A valid measure of oral malodor (halitosis) and associated quality of life is required for the complete assessment of treatment effectiveness. The purpose of this study was to analyze the psychometric and clinimetric validity of the Halitosis Associated Life-quality Test (HALT) questionnaire, a specific 20-item quality-of-life measure for halitosis. The HALT is a de novo designed tool based on patient interviews and literature review. The University Hospital was the setting for the prospective random non-controlled study design. The comparison between the evaluator’ scales on organoleptic testing and HALT scores was performed during the patient’s initial visit. HALT was completed by 33 and 16 patients at the initial visit and at 3 months after treatment commencement, respectively. Two treatment arms comprising an experimental arm including Caphosol rinse for xerostomia-associated halitosis, and an established treatment arm with laser cryptolysis were compared.

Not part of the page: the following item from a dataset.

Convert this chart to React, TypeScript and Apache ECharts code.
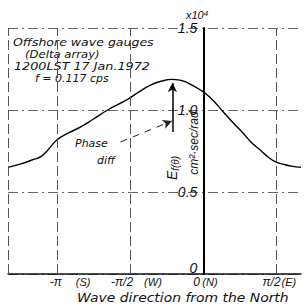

Cronbach’s α was 0.93; coefficient alpha with deleted variables was between 0.92 and 0.94; equal length Spearman–Brown coefficient is 0.95. The Cronbach’s alphas of each split questionnaire were 0.85 and 0.88, respectively, and test–retest scores were highly correlated (r = 0.85). HALT scores were significantly associated with the scales of organoleptic test (F = 118, p < 0.001; r = 0.96, p < 0.001). HALT successfully measured each treatment arm and showed improvement (p < 0.002) in both arms. Although cryptolysis was more efficacious, the encouraging results of the Caphosol arm indicate that additional investigation is warranted. HALT proved a valid outcome measure for patients with halitosis, describes its burden and is sensitive to clinical change.